**DIRECTIONS FOR THIS TASK:** Wherever the word "that" appears in the entries, copy the whole line.
- - -
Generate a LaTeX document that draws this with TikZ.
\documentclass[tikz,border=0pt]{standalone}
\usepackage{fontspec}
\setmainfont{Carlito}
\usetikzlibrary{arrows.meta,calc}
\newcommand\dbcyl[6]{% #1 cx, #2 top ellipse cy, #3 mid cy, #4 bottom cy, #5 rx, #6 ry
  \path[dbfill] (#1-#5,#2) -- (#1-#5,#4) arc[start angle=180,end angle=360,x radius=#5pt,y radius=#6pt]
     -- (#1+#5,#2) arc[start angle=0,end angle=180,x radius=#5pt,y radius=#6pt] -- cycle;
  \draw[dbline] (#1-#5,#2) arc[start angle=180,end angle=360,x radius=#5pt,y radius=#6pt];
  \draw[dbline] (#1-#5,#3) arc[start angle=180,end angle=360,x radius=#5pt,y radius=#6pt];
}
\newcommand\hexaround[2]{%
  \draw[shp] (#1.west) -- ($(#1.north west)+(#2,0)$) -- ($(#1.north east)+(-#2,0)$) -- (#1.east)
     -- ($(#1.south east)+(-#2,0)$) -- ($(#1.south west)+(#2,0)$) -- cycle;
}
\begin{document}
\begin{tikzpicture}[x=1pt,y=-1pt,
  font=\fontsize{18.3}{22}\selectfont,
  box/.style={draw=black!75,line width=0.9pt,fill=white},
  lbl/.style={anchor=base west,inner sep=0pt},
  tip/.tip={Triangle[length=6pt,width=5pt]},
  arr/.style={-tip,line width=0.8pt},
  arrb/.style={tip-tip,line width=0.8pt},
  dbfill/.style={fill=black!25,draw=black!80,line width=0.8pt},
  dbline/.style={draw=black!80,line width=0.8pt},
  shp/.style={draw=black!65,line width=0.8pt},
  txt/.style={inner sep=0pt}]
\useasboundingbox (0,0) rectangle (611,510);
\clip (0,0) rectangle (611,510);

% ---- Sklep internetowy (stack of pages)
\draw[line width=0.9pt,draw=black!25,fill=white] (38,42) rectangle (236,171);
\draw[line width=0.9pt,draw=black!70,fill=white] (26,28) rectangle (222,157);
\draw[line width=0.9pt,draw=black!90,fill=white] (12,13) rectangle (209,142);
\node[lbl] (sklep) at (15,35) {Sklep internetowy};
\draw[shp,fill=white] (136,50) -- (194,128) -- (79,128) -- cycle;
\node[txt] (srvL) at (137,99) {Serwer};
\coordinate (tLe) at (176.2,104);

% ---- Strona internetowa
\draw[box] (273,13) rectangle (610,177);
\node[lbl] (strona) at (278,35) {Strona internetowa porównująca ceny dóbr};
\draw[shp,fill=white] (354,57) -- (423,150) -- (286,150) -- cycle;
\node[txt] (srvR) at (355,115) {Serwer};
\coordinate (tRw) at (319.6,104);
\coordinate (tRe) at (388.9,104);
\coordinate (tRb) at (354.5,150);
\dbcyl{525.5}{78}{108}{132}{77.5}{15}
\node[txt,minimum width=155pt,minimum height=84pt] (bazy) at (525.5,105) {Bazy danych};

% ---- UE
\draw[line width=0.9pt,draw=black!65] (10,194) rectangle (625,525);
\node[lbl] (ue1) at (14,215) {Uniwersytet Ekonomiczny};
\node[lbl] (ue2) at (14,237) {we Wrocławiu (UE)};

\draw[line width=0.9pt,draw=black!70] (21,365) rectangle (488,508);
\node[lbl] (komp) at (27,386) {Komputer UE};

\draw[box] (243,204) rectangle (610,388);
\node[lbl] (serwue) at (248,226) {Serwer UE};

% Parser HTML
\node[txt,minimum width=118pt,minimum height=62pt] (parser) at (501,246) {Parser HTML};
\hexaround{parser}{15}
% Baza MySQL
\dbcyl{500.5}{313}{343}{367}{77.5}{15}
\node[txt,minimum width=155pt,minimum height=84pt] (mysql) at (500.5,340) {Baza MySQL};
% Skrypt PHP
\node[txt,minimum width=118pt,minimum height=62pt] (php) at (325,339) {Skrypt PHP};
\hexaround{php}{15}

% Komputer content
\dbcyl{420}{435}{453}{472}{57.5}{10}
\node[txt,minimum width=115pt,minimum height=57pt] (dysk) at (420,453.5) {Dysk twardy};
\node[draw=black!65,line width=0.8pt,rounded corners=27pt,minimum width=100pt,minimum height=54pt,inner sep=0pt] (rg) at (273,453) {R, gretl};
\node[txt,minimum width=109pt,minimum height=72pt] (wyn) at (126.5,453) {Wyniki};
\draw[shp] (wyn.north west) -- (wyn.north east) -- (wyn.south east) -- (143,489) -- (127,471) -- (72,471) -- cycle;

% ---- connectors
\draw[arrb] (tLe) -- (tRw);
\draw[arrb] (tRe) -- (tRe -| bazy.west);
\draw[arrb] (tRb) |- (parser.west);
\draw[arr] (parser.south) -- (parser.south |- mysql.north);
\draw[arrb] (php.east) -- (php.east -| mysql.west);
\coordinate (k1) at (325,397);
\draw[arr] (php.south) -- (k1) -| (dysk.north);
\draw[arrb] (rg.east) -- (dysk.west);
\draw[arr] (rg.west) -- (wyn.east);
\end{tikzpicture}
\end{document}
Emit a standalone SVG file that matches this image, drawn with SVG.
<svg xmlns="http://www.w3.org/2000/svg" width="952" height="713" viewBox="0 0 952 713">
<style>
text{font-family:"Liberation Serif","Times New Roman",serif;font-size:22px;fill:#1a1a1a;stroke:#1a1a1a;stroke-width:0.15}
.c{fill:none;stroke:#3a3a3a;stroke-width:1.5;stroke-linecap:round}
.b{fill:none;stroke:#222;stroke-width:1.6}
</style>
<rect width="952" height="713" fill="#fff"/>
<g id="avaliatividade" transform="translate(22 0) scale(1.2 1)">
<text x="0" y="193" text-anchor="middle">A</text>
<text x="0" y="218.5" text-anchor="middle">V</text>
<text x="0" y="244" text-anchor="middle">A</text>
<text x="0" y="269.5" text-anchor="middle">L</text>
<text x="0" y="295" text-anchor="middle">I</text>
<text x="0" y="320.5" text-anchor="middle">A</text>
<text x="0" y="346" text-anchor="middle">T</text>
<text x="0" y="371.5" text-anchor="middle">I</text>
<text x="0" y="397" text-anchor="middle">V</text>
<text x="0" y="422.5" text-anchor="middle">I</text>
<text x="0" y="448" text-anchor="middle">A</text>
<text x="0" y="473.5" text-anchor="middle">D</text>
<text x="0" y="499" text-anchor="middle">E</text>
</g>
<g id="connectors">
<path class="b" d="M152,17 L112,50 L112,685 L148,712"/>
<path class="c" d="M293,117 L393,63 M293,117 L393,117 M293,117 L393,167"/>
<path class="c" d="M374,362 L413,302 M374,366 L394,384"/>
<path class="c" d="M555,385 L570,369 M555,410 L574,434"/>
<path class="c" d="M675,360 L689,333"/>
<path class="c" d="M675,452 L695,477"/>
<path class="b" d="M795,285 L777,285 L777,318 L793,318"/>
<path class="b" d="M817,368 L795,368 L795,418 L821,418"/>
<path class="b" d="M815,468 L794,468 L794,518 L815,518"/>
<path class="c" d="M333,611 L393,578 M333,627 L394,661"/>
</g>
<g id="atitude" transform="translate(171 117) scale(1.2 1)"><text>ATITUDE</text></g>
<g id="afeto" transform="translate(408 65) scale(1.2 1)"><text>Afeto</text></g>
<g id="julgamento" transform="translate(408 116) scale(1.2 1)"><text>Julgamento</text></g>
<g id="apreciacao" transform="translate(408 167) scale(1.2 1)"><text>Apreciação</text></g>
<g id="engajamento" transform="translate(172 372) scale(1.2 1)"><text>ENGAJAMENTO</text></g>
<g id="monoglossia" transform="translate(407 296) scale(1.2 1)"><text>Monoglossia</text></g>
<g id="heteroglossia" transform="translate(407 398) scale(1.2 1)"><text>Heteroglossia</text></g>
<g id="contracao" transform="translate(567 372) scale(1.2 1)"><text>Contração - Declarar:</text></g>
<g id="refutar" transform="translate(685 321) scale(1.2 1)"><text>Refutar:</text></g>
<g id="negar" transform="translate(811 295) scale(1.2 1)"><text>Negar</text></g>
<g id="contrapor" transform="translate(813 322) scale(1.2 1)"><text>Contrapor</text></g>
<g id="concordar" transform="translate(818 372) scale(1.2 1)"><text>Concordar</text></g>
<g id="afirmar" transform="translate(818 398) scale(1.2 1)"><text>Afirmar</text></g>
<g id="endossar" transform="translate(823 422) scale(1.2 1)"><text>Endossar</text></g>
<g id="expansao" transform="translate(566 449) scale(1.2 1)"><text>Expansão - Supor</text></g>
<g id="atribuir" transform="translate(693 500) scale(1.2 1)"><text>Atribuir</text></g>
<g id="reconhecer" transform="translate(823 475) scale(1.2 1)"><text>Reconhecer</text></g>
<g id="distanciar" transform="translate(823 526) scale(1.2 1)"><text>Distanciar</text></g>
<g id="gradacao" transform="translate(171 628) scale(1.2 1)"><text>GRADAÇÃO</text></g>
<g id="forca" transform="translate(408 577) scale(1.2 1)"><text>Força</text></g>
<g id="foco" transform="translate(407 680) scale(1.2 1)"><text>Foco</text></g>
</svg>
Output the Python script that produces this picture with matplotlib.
- - -
**OUTPUT OF THE EXERCISE:**
Generate a LaTeX document that draws this with TikZ.
Emit a standalone SVG file that matches this image, drawn with SVG.
Output the Python script that produces this picture with matplotlib.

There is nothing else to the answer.